"All You Need Is Love" may be an abiding principle in the gospel of the Beatles. But the Fab Four-inspired romantic musical "Across the Universe" -- in which winsome young actors and assorted rock stars sing 35 classic Beatles songs vividly re-imagined by acclaimed opera and theater director Julie Taymor -- needed a lot more than that after an uninspiring opening last month.
Then help arrived in the form of an audience whose parents were their age when the first wave of Beatlemania hit.
After three weeks in theaters, the PG-13 movie finally penetrated the top 10 by connecting with a zealous core constituency: teenage girls, who, anecdotal evidence suggests, are going to see the movie in packs, bonding with one another (and the film) through repeated viewings and popularizing it with their school chums via word-of-mouth.
Nicole Sacharow, 15, from Culver City, for one, ranks "Universe" among her "favorite movies ever." She's seen it twice and would already have notched up several more viewings were it not for scheduling conflicts with her friends.
"You go up to a group of people and say, 'Who wants to see "Across the Universe" this weekend?' " Sacharow explained. "The songs are addicting. Everyone who goes to see it has the soundtrack. I listen to it every day. I hear people singing the songs around school."
Matylda Kerry, 15, from Santa Monica, has also seen "Across the Universe" twice and feels the film's stylized depiction of '60s historical touchstones such as the Vietnam War and the civil rights movement -- as set to Beatles music and sung by good-looking young people -- has helped her and her friends make a more personal connection to the era.
"It puts it in a different perspective. It makes it more real," Kerry said. "It reminds me of today's issues. Our government, the war that's going on, how it affects people around us."
As of today, the $45-million film, which has taken in $8.5 million at the box office so far, is expanding from 364 to 953 theaters.
But "Universe's" commercial prognosis hardly looked promising at the outset. Released to mixed reviews -- many condemning the artistic liberties Taymor took with the Beatles' music -- the movie had been in the can for over a year before hitting just 23 screens in its first week of release. Taymor, the creative force behind the Tony-winning musical "The Lion King," famously battled her production company chief, Revolution Studios' Joe Roth, over final cut of the film after he took the unprecedented step of editing a version of "Universe" by himself. She ultimately won the right to assemble footage her way after threatening to take her name off the movie -- tantamount to an act of commercial seppuku in Hollywood. But word of "Universe's" troubled production prejudiced industry expectations.

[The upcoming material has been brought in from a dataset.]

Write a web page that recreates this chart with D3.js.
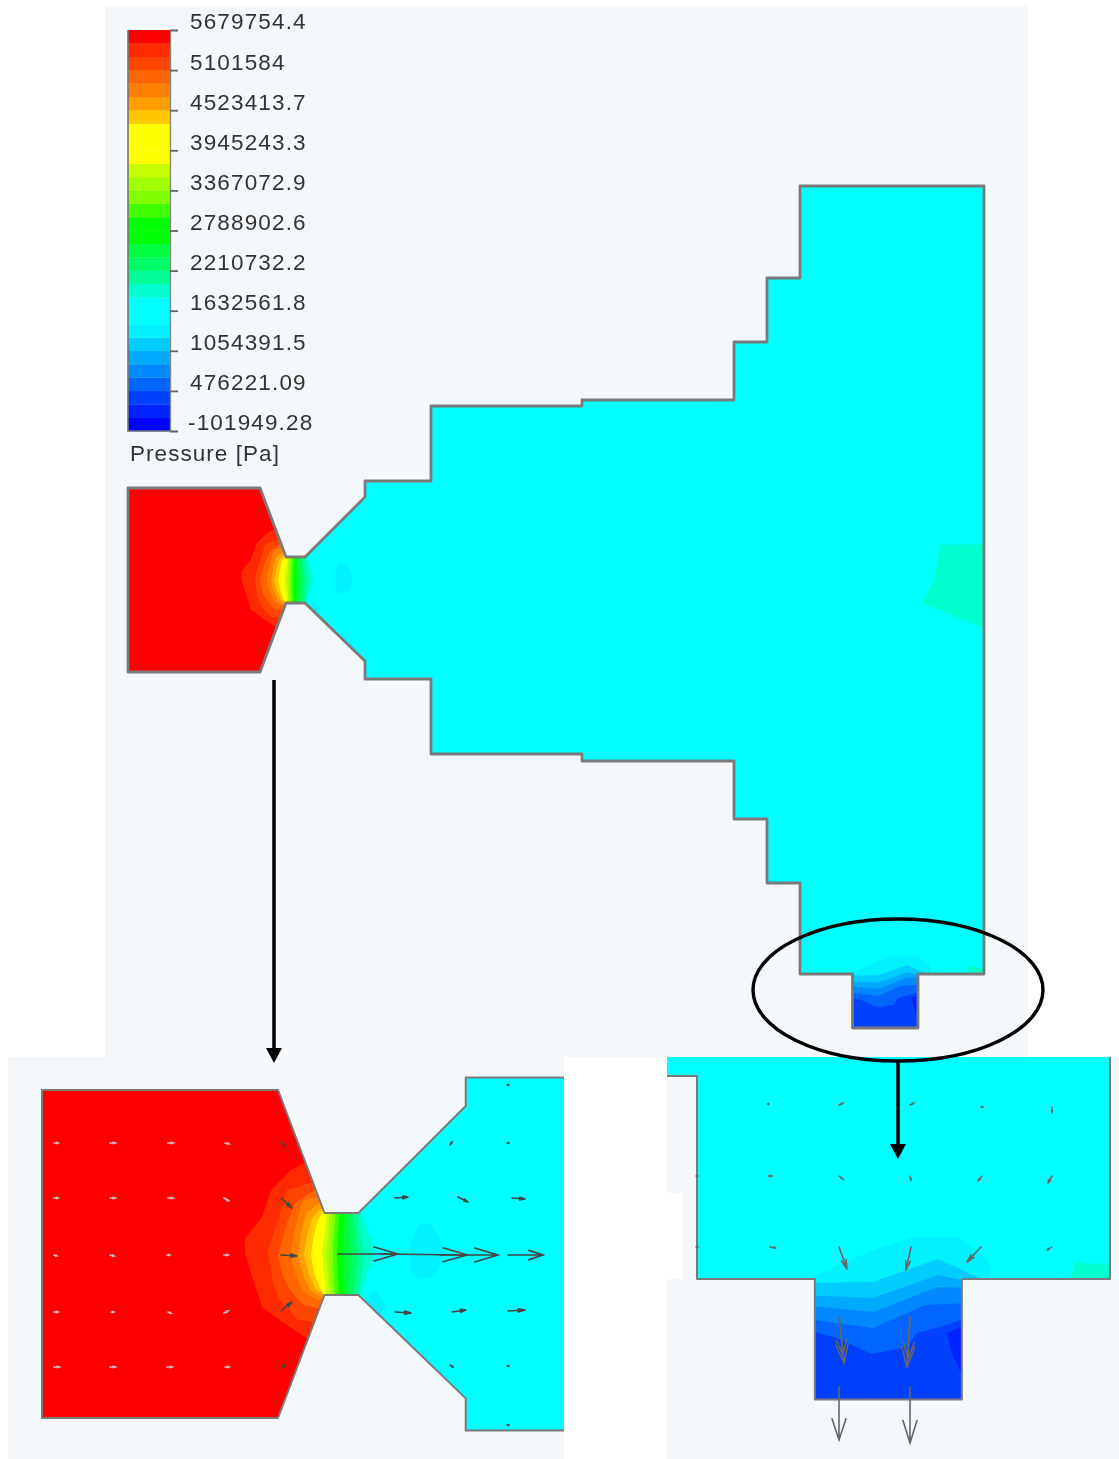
<!DOCTYPE html>
<html><head><meta charset="utf-8">
<script src="https://cdn.jsdelivr.net/npm/d3@7/dist/d3.min.js"></script>
<style>html,body{margin:0;padding:0;background:#fff}svg{display:block}</style>
</head><body><svg id="c" width="1119" height="1459"></svg>
<script>
// ---- legend data ----
const pressureMin = -101949.28, pressureMax = 5679754.4;
const tickValues = [5679754.4,5101584,4523413.7,3945243.3,3367072.9,2788902.6,2210732.2,1632561.8,1054391.5,476221.09,-101949.28];
const tickLabels = ["5679754.4","5101584","4523413.7","3945243.3","3367072.9","2788902.6","2210732.2","1632561.8","1054391.5","476221.09","-101949.28"];
const bandColors = ["#ff0000","#ff2a00","#ff4400","#ff6600","#ff8000","#ffa000","#ffc800","#ffff00","#ffff00","#ffff00",
  "#c8ff00","#a0ff00","#80ff00","#40ff00","#00ff00","#00ff00","#00ff40","#00ff66","#00ff99","#00ffcc",
  "#00ffff","#00ffff","#00f2ff","#00ccff","#00aaff","#0088ff","#0066ff","#0040ff","#0020ff","#0000ff"].reverse();
const legendTitle = "Pressure [Pa]";

// ---- geometry (model frame) ----
const domainOutline = [[128,488],[260,488],[286,557],[305,557],[365,497],[365,481],[431,481],[431,406],[582,406],[582,400],[734,400],[734,342],[767,342],[767,278],[800,278],[800,186],[984,186],[984,974],[918,974],[918,1028],[852.5,1028],[852.5,974],[800,974],[800,883],[767,883],[767,819],[734,819],[734,761],[582,761],[582,754],[431,754],[431,679],[365,679],[365,661],[305,603],[286,603],[260,672],[128,672]];

// ---- pressure contours near the nozzle (nozzle frame) ----
const nozzleLevels = [5391000,5198000,5005000,4813000,4620000,4427000,4234000,3660000,3470000,3270000,3080000,2890000,2510000,2310000,2120000,1920000,1540000];
const nozzleBoundaries = [
 [[310,1160],[291,1170],[271,1190],[262,1217],[245,1238],[245,1253],[254,1283],[262,1307],[284,1323],[312,1342]],
 [[314,1182],[287,1190],[278,1220],[268,1250],[273,1283],[280,1300],[298,1320],[315,1322]],
 [[314,1190],[295,1203],[287,1223],[278,1255],[283,1277],[290,1290],[303,1305],[316,1308]],
 [[318,1197],[303,1200],[297,1220],[290,1255],[295,1273],[303,1292],[318,1300]],
 [[320,1203],[307,1212],[302,1228],[298,1255],[303,1275],[310,1290],[321,1297]],
 [[322,1208],[312,1218],[307,1235],[304,1255],[309,1275],[316,1290],[323,1293]],
 [[325,1208],[317,1222],[313,1240],[311,1255],[314,1272],[320,1288],[326,1300]],
 [[327,1205],[325,1230],[322,1255],[325,1280],[327,1305]],
 [[330,1205],[328,1235],[326,1255],[328,1280],[330,1305]],
 [[333,1205],[331,1235],[330,1255],[331,1280],[333,1305]],
 [[336,1205],[334,1235],[333,1255],[334,1280],[336,1305]],
 [[340,1205],[338,1235],[337,1255],[338,1280],[340,1305]],
 [[345,1205],[344,1235],[344,1255],[344,1280],[345,1305]],
 [[349,1205],[350,1235],[351,1255],[350,1280],[349,1305]],
 [[353,1205],[355,1235],[358,1255],[355,1280],[353,1305]],
 [[357,1205],[361,1235],[365,1255],[361,1280],[357,1305]],
 [[361,-1500],[361,1212],[374,1247],[374,1257],[361,1293],[361,3500]]
];
const nozzleBubbleLevel = 1350000;
const nozzleBubbles = [
 [[420,1224],[432,1224],[441,1240],[443,1258],[436,1275],[420,1280],[411,1272],[411,1240]],
 [[369,1294],[376,1291],[386,1306],[378,1316],[369,1302]]
];

// ---- pressure contours near the outlet (outlet frame) ----
const outletLevels = [1350000,1160000,970000,770000,580000,390000];
const outletBoundaries = [
 [[807,1279],[873,1250],[913,1237],[960,1238],[988,1260],[992,1281]],
 [[800,1283],[873,1282],[938,1259],[962,1270],[988,1281]],
 [[800,1295],[873,1298],[938,1275],[962,1280],[970,1281]],
 [[800,1305],[873,1312],[938,1287],[970,1288]],
 [[800,1318],[873,1328],[925,1305],[970,1303]],
 [[800,1328],[837,1338],[872,1354],[907,1347],[917,1333],[947,1325],[970,1316]]
];
const outletPatchLevel = 200000;
const outletPatch = [[947,1333],[965,1325],[965,1382],[952,1353]];
const cornerPatchLevel = 1920000;
const cornerPatch = [[1070,1281],[1075,1262],[1112,1265],[1112,1281]];
const wallPatch = [[940,545],[986,544],[986,629],[922,603],[935,577]];

// ---- velocity vectors: x, y, u, v ----
const nozzleVectors = [
 [54,1143,4,0],[110,1143,5,0],[168,1143,5,0],[225,1143,4,1],[281,1142,4,4],
 [54,1198,4,0],[110,1198,5,0],[168,1198,5,0],[224,1198,5,3],[281,1198,11,10],
 [54,1255,3,1],[110,1255,4,1],[167,1255,3,0],[224,1255,4,0],[281,1255,16,1],
 [54,1312,4,0],[111,1312,3,0],[168,1312,3,1],[224,1313,4,-2],[281,1311,11,-9],
 [54,1367,5,0],[110,1367,5,0],[167,1367,5,0],[225,1367,4,0],[281,1369,4,-5],
 [338,1254,60,0],[380,1254,87,1],[440,1255,58,0],[508,1255,35,0],
 [395,1198,13,-1],[458,1197,10,5],[512,1198,13,1],
 [395,1312,16,1],[452,1312,14,-2],[508,1311,17,-1],
 [450,1145,2,-3],[507,1143,2,0],[507,1085,2,0],[450,1365,3,2],[507,1366,2,0],[507,1425,2,0]
];
const outletVectors = [
 [767,1104,2,0],[839,1105,4,-2],[910,1105,4,-2],[981,1107,2,0],[1052,1107,0,6],
 [696,1176,2,0],[768,1176,4,0],[839,1176,4,3],[910,1176,1,4],[982,1176,-4,5],[1052,1176,-4,7],
 [696,1247,2,0],[770,1247,6,1],[839,1247,8,22],[911,1247,-5,23],[981,1247,-14,15],[1052,1247,-5,3],
 [839,1317,5,46],[910,1317,-3,50],[839,1317,4,38],[910,1317,-2,42],
 [839,1387,0,53],[910,1387,0,56]
];

// ---- scales ----
const toModel = {
  model:{x:d3.scaleLinear().domain([0,1]).range([0,1]), y:d3.scaleLinear().domain([0,1]).range([0,1])},
  nozzle:{x:d3.scaleLinear().domain([42,278]).range([128,260]), y:d3.scaleLinear().domain([1090,1418]).range([488,672])},
  outlet:{x:d3.scaleLinear().domain([697,1110]).range([800,984]), y:d3.scaleLinear().domain([1076,1279]).range([883,974])}
};
const views = [
 {id:"main", x:d3.scaleLinear().domain([0,1]).range([0,1]), y:d3.scaleLinear().domain([0,1]).range([0,1]), sw:2.8, clip:[105,6,923,1051]},
 {id:"left", x:d3.scaleLinear().domain([128,260]).range([42,278]), y:d3.scaleLinear().domain([488,672]).range([1090,1418]), sw:2, clip:[8,1057,556,402]},
 {id:"right", x:d3.scaleLinear().domain([800,984]).range([697,1110]), y:d3.scaleLinear().domain([883,974]).range([1076,1279]), sw:2, clip:[667,1057,452,402]}
];
const color = d3.scaleQuantize().domain([pressureMin,pressureMax]).range(bandColors);
const yLegend = d3.scaleLinear().domain([pressureMin,pressureMax]).range([431,30]);

const svg = d3.select("#c");
const defs = svg.append("defs");
const f = defs.append("filter").attr("id","soft").attr("x","-2%").attr("y","-2%").attr("width","104%").attr("height","104%");
f.append("feGaussianBlur").attr("stdDeviation",0.55);

const root = svg.append("g").attr("filter","url(#soft)");
const BG = "#f5f8fa";
// panels
[[105,6,923,1051],[8,1057,556,402],[667,1057,452,402]].forEach(r=>
  root.append("rect").attr("x",r[0]).attr("y",r[1]).attr("width",r[2]).attr("height",r[3]).attr("fill",BG));

// views
views.forEach(v=>{
  const line = (pts,frame)=>d3.line().x(d=>v.x(toModel[frame].x(d[0]))).y(d=>v.y(toModel[frame].y(d[1])))(pts);
  defs.append("clipPath").attr("id","dom-"+v.id).append("path").attr("d",line(domainOutline,"model")+"Z");
  defs.append("clipPath").attr("id","pan-"+v.id).append("rect").attr("x",v.clip[0]).attr("y",v.clip[1]).attr("width",v.clip[2]).attr("height",v.clip[3]);
  const pan = root.append("g").attr("clip-path",`url(#pan-${v.id})`);
  const g = pan.append("g").attr("clip-path",`url(#dom-${v.id})`);
  g.append("path").attr("d",line(domainOutline,"model")+"Z").attr("fill",color(5600000));
  nozzleBoundaries.forEach((b,i)=>{
    const pts = b.concat([[3000,b[b.length-1][1]],[3000,b[0][1]]]);
    g.append("path").attr("d",line(pts,"nozzle")+"Z").attr("fill",color(nozzleLevels[i]));
  });
  nozzleBubbles.forEach(b=>g.append("path").attr("d",d3.line().curve(d3.curveLinearClosed)
     .x(d=>v.x(toModel.nozzle.x(d[0]))).y(d=>v.y(toModel.nozzle.y(d[1])))(b)).attr("fill",color(nozzleBubbleLevel)));
  g.append("path").attr("d",line(wallPatch,"model")+"Z").attr("fill",color(cornerPatchLevel));
  g.append("path").attr("d",line(cornerPatch,"outlet")+"Z").attr("fill",color(cornerPatchLevel));
  outletBoundaries.forEach((b,i)=>{
    const pts = b.concat([[b[b.length-1][0],1500],[b[0][0],1500]]);
    g.append("path").attr("d",line(pts,"outlet")+"Z").attr("fill",color(outletLevels[i]));
  });
  g.append("path").attr("d",line(outletPatch,"outlet")+"Z").attr("fill",color(outletPatchLevel));
  pan.append("path").attr("d",line(domainOutline,"model")+"Z").attr("fill","none")
     .attr("stroke","#7a7a7a").attr("stroke-width",v.sw).attr("stroke-linejoin","round");
});

// white notch in right inset
root.append("rect").attr("x",667).attr("y",1193).attr("width",15).attr("height",86).attr("fill","#fff");

// vectors
function drawVectors(rows,frame,view,stroke){
  const X=d=>view.x(toModel[frame].x(d)), Y=d=>view.y(toModel[frame].y(d));
  const g=root.append("g").attr("clip-path",`url(#pan-${view.id})`).attr("fill","none").attr("stroke",stroke).attr("stroke-linecap","round");
  rows.forEach(([x,y,u,v])=>{
    const x0=X(x),y0=Y(y),x1=X(x+u),y1=Y(y+v);
    const len=Math.hypot(x1-x0,y1-y0), a=Math.atan2(y1-y0,x1-x0);
    const hl=len>30?Math.min(len*0.4,24):len*0.4, hw=len>30?Math.min(hl*0.33,7):Math.max(len*0.1,0.6);
    const p=d3.path();
    p.moveTo(x0,y0);p.lineTo(x1,y1);
    p.moveTo(x1-hl*Math.cos(a)+hw*Math.sin(a),y1-hl*Math.sin(a)-hw*Math.cos(a));
    p.lineTo(x1,y1);
    p.lineTo(x1-hl*Math.cos(a)-hw*Math.sin(a),y1-hl*Math.sin(a)+hw*Math.cos(a));
    const tinyOnRed = frame==="nozzle" && x<270 && len<8;
    g.append("path").attr("d",p.toString())
      .attr("stroke",tinyOnRed?"#c9b6b6":stroke)
      .attr("stroke-width",tinyOnRed?1.7:(len<8?1.4:1.6));
  });
}
drawVectors(nozzleVectors,"nozzle",views[1],"#444");
drawVectors(outletVectors,"outlet",views[2],"#666");

// colour bar
const leg = root.append("g");
leg.selectAll("rect").data(bandColors).join("rect")
  .attr("x",128).attr("width",42)
  .attr("y",(d,i)=>yLegend(pressureMin+(i+1)*(pressureMax-pressureMin)/30))
  .attr("height",401/30+0.3)
  .attr("fill",d=>d);
leg.append("path").attr("d","M128,30V431H170").attr("fill","none").attr("stroke","#777").attr("stroke-width",1.6);
const axis = d3.axisRight(yLegend).tickValues(tickValues).tickSize(8).tickPadding(12)
  .tickFormat((d,i)=>tickLabels[i]);
const ax = root.append("g").attr("transform","translate(170,0)").call(axis);
ax.select(".domain").attr("stroke","#888").attr("stroke-width",1.4);
ax.selectAll(".tick line").attr("stroke","#666").attr("stroke-width",1.8);
ax.selectAll(".tick text").attr("fill","#333").attr("dy",0).attr("y",-7).attr("dominant-baseline","middle")
  .attr("font-family","'Liberation Sans',Arial,sans-serif").attr("font-size",22.5).attr("letter-spacing",1.15);
ax.selectAll(".tick text").filter((d,i)=>i===10).attr("x",18);
root.append("text").attr("x",130).attr("y",461).text(legendTitle).attr("fill","#333")
  .attr("font-family","'Liberation Sans',Arial,sans-serif").attr("font-size",22.5).attr("letter-spacing",1.05);

// annotations
const ann = svg.append("g");
ann.append("ellipse").attr("cx",898).attr("cy",990).attr("rx",145).attr("ry",71)
  .attr("fill","none").attr("stroke","#000").attr("stroke-width",3.4);
function bigArrow(x,y0,y1,hl,hw){
  ann.append("line").attr("x1",x).attr("x2",x).attr("y1",y0).attr("y2",y1-hl).attr("stroke","#000").attr("stroke-width",3.5);
  ann.append("path").attr("d",`M${x-hw},${y1-hl}L${x+hw},${y1-hl}L${x},${y1}Z`).attr("fill","#000");
}
bigArrow(274,680,1063,15,8);
bigArrow(898,1062,1159,15,8);
</script></body></html>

Even at a time when music-driven fare such as "Hairspray" and "High School Musical" are striking a chord within the culture, capturing the hearts and allowance money of teen fans, "Universe" faced unique marketing obstacles. The movie's stars, indie trauma-drama princess Evan Rachel Wood and unknown British actor Jim Sturgess, weren't sure-fire attractions. And to judge by "Universe's" trailer, which began screening in front of "Spider-Man 3" in May, it wasn't immediately clear which genre "Universe" belongs to. Is it a coming-of-age story? A rock opera a la "Moulin Rouge"? A surrealistic period piece? (Answer: all the above.) Worse for marketers at Sony, the film's distributor, contractual obligations bound them from hitting home with "Universe's" primary selling point.
"Yoko Ono, Paul [McCartney], Ringo [Starr] and [George's widow] Olivia Harrison were all supportive of the film, but I couldn't use the Beatles name in any advertising," Taymor recalled. "That didn't make things easy. And you can't advertise that you have Bono, Eddie Izzard and Joe Cocker in cameo roles. We didn't have a real big push from Sony; they were stumped by it. So nobody was really sure who the film's audience was."
The division's president of domestic marketing, Valerie Van Galder, explained that movie musicals are notoriously difficult to promote. So rather than employ a traditional marketing salvo -- TV commercials, billboards, talk show appearances, etc. -- the studio posted numerous video clips and music videos to the Web that have collectively been streamed millions of times, popularizing "Universe" in cyberspace's most popular kibbitz rooms.
"We gave people the sense that they'd discovered it for themselves," Van Galder said. "On MySpace, YouTube and the message boards, there has been a passionate, vocal following. Young people are discovering the Beatles' music for the first time and Jim Sturgess has been a big draw. It's like fans are in love. There hasn't been a teeny-bopper discovery like this in a long time."